== Prompt ==
Your task is to output the listing word for word, with pictures excluded.

** START Source data **

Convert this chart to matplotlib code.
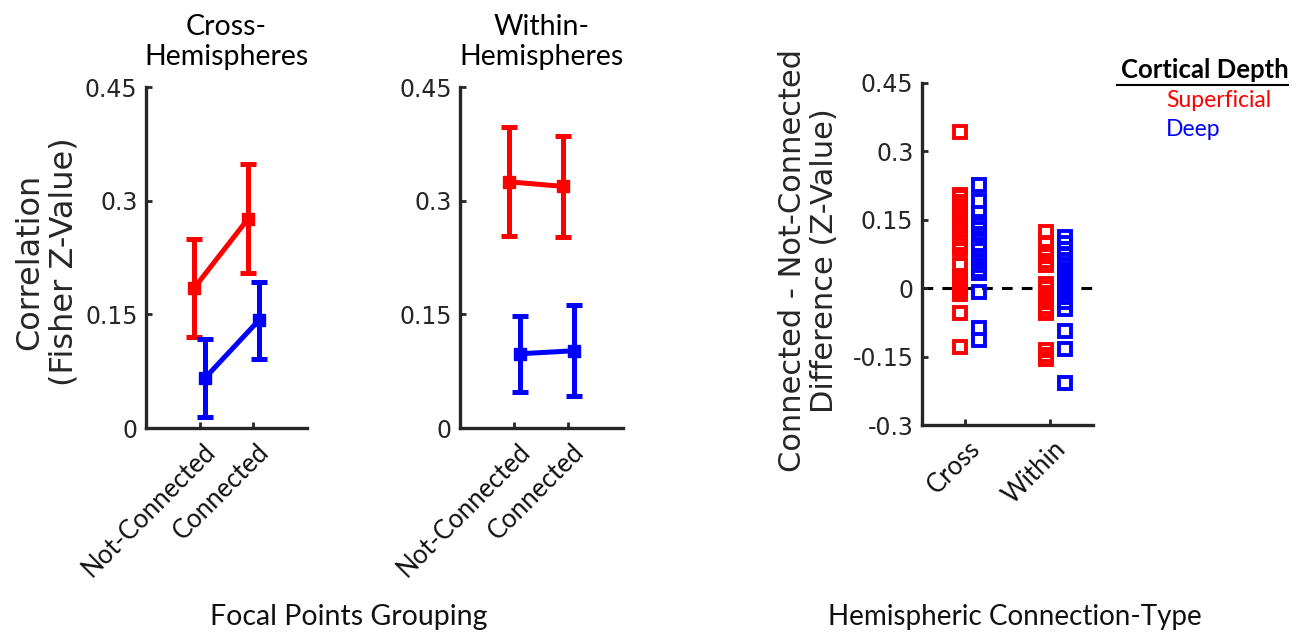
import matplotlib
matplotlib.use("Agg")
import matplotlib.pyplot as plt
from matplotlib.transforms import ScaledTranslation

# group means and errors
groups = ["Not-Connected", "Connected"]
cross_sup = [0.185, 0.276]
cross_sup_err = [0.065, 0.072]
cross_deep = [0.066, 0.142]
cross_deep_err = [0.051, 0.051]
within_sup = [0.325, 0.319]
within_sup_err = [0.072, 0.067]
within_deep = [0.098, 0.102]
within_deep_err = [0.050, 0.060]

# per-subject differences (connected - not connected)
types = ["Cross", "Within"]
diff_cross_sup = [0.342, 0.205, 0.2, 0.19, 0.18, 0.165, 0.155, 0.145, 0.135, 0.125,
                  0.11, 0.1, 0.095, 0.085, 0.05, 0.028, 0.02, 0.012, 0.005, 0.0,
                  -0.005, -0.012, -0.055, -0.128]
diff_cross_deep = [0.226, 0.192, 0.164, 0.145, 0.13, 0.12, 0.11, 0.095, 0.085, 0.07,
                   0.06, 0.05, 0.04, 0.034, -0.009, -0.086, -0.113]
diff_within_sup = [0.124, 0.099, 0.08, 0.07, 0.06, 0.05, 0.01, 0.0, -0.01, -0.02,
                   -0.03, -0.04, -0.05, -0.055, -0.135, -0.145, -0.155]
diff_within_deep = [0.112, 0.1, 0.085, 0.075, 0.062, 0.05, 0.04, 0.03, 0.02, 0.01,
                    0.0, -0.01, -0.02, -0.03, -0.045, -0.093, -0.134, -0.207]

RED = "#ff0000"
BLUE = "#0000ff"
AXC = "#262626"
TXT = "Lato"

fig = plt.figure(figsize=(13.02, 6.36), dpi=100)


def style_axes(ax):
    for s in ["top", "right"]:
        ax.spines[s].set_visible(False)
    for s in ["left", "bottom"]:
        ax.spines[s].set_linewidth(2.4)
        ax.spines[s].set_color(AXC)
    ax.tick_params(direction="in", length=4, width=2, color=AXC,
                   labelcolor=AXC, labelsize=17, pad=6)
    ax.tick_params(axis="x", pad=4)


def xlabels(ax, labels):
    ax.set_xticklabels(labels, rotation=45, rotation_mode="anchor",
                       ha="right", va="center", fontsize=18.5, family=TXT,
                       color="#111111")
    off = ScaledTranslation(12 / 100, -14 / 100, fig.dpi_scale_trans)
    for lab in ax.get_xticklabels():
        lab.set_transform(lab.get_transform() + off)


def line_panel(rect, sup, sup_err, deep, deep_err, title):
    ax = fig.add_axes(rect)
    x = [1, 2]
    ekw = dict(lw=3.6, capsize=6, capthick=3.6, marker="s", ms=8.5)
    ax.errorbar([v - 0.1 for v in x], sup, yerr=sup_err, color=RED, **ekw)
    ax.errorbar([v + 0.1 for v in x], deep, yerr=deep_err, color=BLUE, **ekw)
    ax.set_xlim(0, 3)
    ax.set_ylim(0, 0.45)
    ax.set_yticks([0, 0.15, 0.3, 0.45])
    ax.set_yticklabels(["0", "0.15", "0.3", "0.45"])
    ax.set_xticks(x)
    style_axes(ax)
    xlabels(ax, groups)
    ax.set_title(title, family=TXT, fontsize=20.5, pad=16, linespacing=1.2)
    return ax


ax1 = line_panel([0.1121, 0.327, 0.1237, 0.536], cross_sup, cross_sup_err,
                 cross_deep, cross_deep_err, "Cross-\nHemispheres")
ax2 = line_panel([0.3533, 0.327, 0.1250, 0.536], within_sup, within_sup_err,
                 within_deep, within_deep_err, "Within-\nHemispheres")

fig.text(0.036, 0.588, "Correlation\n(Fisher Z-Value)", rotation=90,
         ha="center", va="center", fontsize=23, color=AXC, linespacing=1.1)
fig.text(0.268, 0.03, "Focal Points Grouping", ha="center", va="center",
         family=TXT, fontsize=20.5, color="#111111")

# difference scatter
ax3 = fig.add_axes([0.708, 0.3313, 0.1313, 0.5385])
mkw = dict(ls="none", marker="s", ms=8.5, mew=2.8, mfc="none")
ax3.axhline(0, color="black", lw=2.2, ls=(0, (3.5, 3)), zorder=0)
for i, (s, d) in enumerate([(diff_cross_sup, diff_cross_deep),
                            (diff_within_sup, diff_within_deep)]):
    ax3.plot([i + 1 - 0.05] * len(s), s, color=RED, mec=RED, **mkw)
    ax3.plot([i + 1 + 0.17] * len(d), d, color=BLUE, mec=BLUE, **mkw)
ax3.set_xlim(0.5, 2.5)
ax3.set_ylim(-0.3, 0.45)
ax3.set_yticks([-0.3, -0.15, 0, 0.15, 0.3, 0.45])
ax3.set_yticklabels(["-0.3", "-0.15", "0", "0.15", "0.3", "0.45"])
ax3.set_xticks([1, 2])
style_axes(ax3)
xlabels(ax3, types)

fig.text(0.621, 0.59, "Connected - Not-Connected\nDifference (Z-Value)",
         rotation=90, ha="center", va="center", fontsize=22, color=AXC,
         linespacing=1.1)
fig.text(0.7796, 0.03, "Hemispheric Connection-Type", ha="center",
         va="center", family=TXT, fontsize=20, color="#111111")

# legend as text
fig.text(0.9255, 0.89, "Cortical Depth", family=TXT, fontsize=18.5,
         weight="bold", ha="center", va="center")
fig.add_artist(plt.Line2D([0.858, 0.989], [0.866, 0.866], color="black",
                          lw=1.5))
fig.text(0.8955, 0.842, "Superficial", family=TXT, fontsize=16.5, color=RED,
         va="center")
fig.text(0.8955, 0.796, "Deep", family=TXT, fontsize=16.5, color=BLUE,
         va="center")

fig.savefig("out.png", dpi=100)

** END Source data **

== Written answer ==
Convert this chart to matplotlib code.
import matplotlib
matplotlib.use("Agg")
import matplotlib.pyplot as plt
from matplotlib.transforms import ScaledTranslation

# group means and errors
groups = ["Not-Connected", "Connected"]
cross_sup = [0.185, 0.276]
cross_sup_err = [0.065, 0.072]
cross_deep = [0.066, 0.142]
cross_deep_err = [0.051, 0.051]
within_sup = [0.325, 0.319]
within_sup_err = [0.072, 0.067]
within_deep = [0.098, 0.102]
within_deep_err = [0.050, 0.060]

# per-subject differences (connected - not connected)
types = ["Cross", "Within"]
diff_cross_sup = [0.342, 0.205, 0.2, 0.19, 0.18, 0.165, 0.155, 0.145, 0.135, 0.125,
                  0.11, 0.1, 0.095, 0.085, 0.05, 0.028, 0.02, 0.012, 0.005, 0.0,
                  -0.005, -0.012, -0.055, -0.128]
diff_cross_deep = [0.226, 0.192, 0.164, 0.145, 0.13, 0.12, 0.11, 0.095, 0.085, 0.07,
                   0.06, 0.05, 0.04, 0.034, -0.009, -0.086, -0.113]
diff_within_sup = [0.124, 0.099, 0.08, 0.07, 0.06, 0.05, 0.01, 0.0, -0.01, -0.02,
                   -0.03, -0.04, -0.05, -0.055, -0.135, -0.145, -0.155]
diff_within_deep = [0.112, 0.1, 0.085, 0.075, 0.062, 0.05, 0.04, 0.03, 0.02, 0.01,
                    0.0, -0.01, -0.02, -0.03, -0.045, -0.093, -0.134, -0.207]

RED = "#ff0000"
BLUE = "#0000ff"
AXC = "#262626"
TXT = "Lato"

fig = plt.figure(figsize=(13.02, 6.36), dpi=100)


def style_axes(ax):
    for s in ["top", "right"]:
        ax.spines[s].set_visible(False)
    for s in ["left", "bottom"]:
        ax.spines[s].set_linewidth(2.4)
        ax.spines[s].set_color(AXC)
    ax.tick_params(direction="in", length=4, width=2, color=AXC,
                   labelcolor=AXC, labelsize=17, pad=6)
    ax.tick_params(axis="x", pad=4)


def xlabels(ax, labels):
    ax.set_xticklabels(labels, rotation=45, rotation_mode="anchor",
                       ha="right", va="center", fontsize=18.5, family=TXT,
                       color="#111111")
    off = ScaledTranslation(12 / 100, -14 / 100, fig.dpi_scale_trans)
    for lab in ax.get_xticklabels():
        lab.set_transform(lab.get_transform() + off)


def line_panel(rect, sup, sup_err, deep, deep_err, title):
    ax = fig.add_axes(rect)
    x = [1, 2]
    ekw = dict(lw=3.6, capsize=6, capthick=3.6, marker="s", ms=8.5)
    ax.errorbar([v - 0.1 for v in x], sup, yerr=sup_err, color=RED, **ekw)
    ax.errorbar([v + 0.1 for v in x], deep, yerr=deep_err, color=BLUE, **ekw)
    ax.set_xlim(0, 3)
    ax.set_ylim(0, 0.45)
    ax.set_yticks([0, 0.15, 0.3, 0.45])
    ax.set_yticklabels(["0", "0.15", "0.3", "0.45"])
    ax.set_xticks(x)
    style_axes(ax)
    xlabels(ax, groups)
    ax.set_title(title, family=TXT, fontsize=20.5, pad=16, linespacing=1.2)
    return ax


ax1 = line_panel([0.1121, 0.327, 0.1237, 0.536], cross_sup, cross_sup_err,
                 cross_deep, cross_deep_err, "Cross-\nHemispheres")
ax2 = line_panel([0.3533, 0.327, 0.1250, 0.536], within_sup, within_sup_err,
                 within_deep, within_deep_err, "Within-\nHemispheres")

fig.text(0.036, 0.588, "Correlation\n(Fisher Z-Value)", rotation=90,
         ha="center", va="center", fontsize=23, color=AXC, linespacing=1.1)
fig.text(0.268, 0.03, "Focal Points Grouping", ha="center", va="center",
         family=TXT, fontsize=20.5, color="#111111")

# difference scatter
ax3 = fig.add_axes([0.708, 0.3313, 0.1313, 0.5385])
mkw = dict(ls="none", marker="s", ms=8.5, mew=2.8, mfc="none")
ax3.axhline(0, color="black", lw=2.2, ls=(0, (3.5, 3)), zorder=0)
for i, (s, d) in enumerate([(diff_cross_sup, diff_cross_deep),
                            (diff_within_sup, diff_within_deep)]):
    ax3.plot([i + 1 - 0.05] * len(s), s, color=RED, mec=RED, **mkw)
    ax3.plot([i + 1 + 0.17] * len(d), d, color=BLUE, mec=BLUE, **mkw)
ax3.set_xlim(0.5, 2.5)
ax3.set_ylim(-0.3, 0.45)
ax3.set_yticks([-0.3, -0.15, 0, 0.15, 0.3, 0.45])
ax3.set_yticklabels(["-0.3", "-0.15", "0", "0.15", "0.3", "0.45"])
ax3.set_xticks([1, 2])
style_axes(ax3)
xlabels(ax3, types)

fig.text(0.621, 0.59, "Connected - Not-Connected\nDifference (Z-Value)",
         rotation=90, ha="center", va="center", fontsize=22, color=AXC,
         linespacing=1.1)
fig.text(0.7796, 0.03, "Hemispheric Connection-Type", ha="center",
         va="center", family=TXT, fontsize=20, color="#111111")

# legend as text
fig.text(0.9255, 0.89, "Cortical Depth", family=TXT, fontsize=18.5,
         weight="bold", ha="center", va="center")
fig.add_artist(plt.Line2D([0.858, 0.989], [0.866, 0.866], color="black",
                          lw=1.5))
fig.text(0.8955, 0.842, "Superficial", family=TXT, fontsize=16.5, color=RED,
         va="center")
fig.text(0.8955, 0.796, "Deep", family=TXT, fontsize=16.5, color=BLUE,
         va="center")

fig.savefig("out.png", dpi=100)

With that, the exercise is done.